One would imagine that Obituaries are a morbid topic, after all it is all about looking back at someones life, after the event. However well written obituaries provide an interesting insight into the lives and challenges others faced before us, a historical record, indeed it is a shame that humanitarian and development workers don’t have an obituary ‘site’ imagine the wealth of experience and lessons it could capture!
Of course one typically only hears about the lives of fascinating and often influential people, as ever however it is the intricate stories of unsung heroes and mundane lives that I find particularly interesting.
Igor Sergeyev a military commander who rose to First Marshall of the Russian Armed Forces and Minister of Defence was sacked after the disastrous failed Kursk rescue attempt. As a General by simply being attentive, honest, responsible and focused on his job he is probably the one individual that cajoled, negotiated and badgered away to ensure that nuclear material from the huge arsenal of Russia’s long range nuclear weaponry did not go awry and leak into the underworld. Other recent obituaries by the economist include: Markus Wolf a former East German Symaster, a Jew, his Stasi team routinely outwitted its bumbling West German rivals. Bulent Ecevit a Turkish prime minister and poet who ordered Turkish troops into Cyprus and enjoyed a fondness for Hindu mysticism and Sanskrit verse. And Eric Newby a travel writer and fashion buyer who would travel on little but in the best possible taste. Like many of his generation served in the war and in his case was interned in Italian camps.
To get a cross section of American lives the New York Times provides a diverse cross-section, for example David Cockrun a comic book artist who re-invented the X-men and the Marvel Comic with other characters in the mid 70’s and before that worked on Superman, Batman and Flash. Or Rhodes W.Fairbridge who died at 92 in time to see his passion become mainstream. A pioneer on Climate Change in the early 1960s, he developed the Fairbridge curve, a record of changes in sea levels over the last 10,000 years. His graph showed periodic dips and spikes in levels, against a larger trend of rising ocean waters. Among other indicators it is considered to be early evidence of a larger trend in global climate change resulting in the melting of glaciers and continental ice sheets. In plotting his curve, Dr. Fairbridge looked at high-water marks recorded in fossilized dunes and reefs and later made more eclectic observations of climate fluctuation.

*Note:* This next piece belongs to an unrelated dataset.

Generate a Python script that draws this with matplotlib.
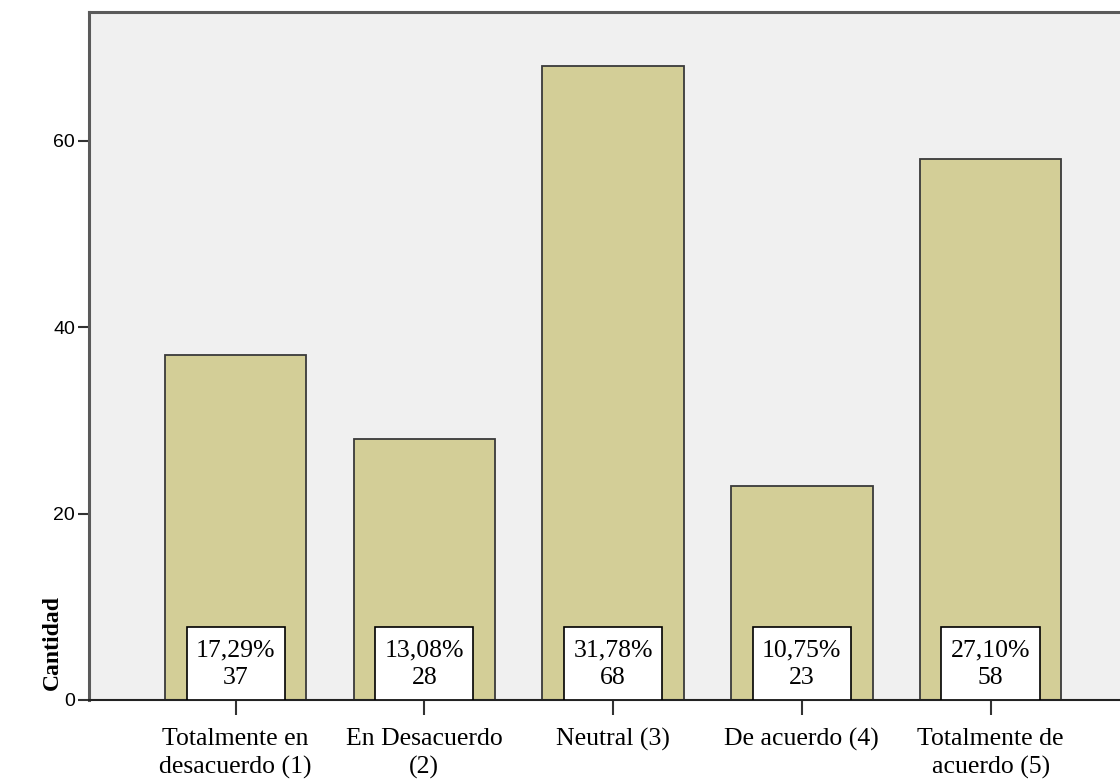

For a different view on a society check their obituaries, sadly they may be hard to find in your own language, when checking Arabic papers for this blog, I was unable to find any obituaries in English. This is sad since a chronicle of the past is an insight into the present and future
And you mustn’t forget those bloggers, The blog of Death is a rather unusual place to start, the TaxProf Blog and Jacks Blog are more typical. GoogObits will help you find list of obituaries and of course wikiobit a database of obituaries for everyone by everyone, and new media approaches are emerging Obit Earth encourages use of Google Earth to mark the place of significant events in a deceased persons life, and raises the intriguing possibilities of marking maps with pictures and other data! YouTube has many video obituaries.
After a lifetime of balancing family life, with emotional crises, illness, heartache, joy, pleasure and of course work. Perhaps there is a small measure of comfort in knowing that in some way we are having an impact on the lives of others like so many before and so many to come. But perhaps, just perhaps everyone of us leaves our mark on the world by simply getting on with our lives. Some may put this article down to old age, perhaps, perhaps it is due to experience in in-secure environments, rather I would propose that we should use reflection and celebration of others lives as an opportunity to learn and advocate the humanitarian and development work we are all involved in.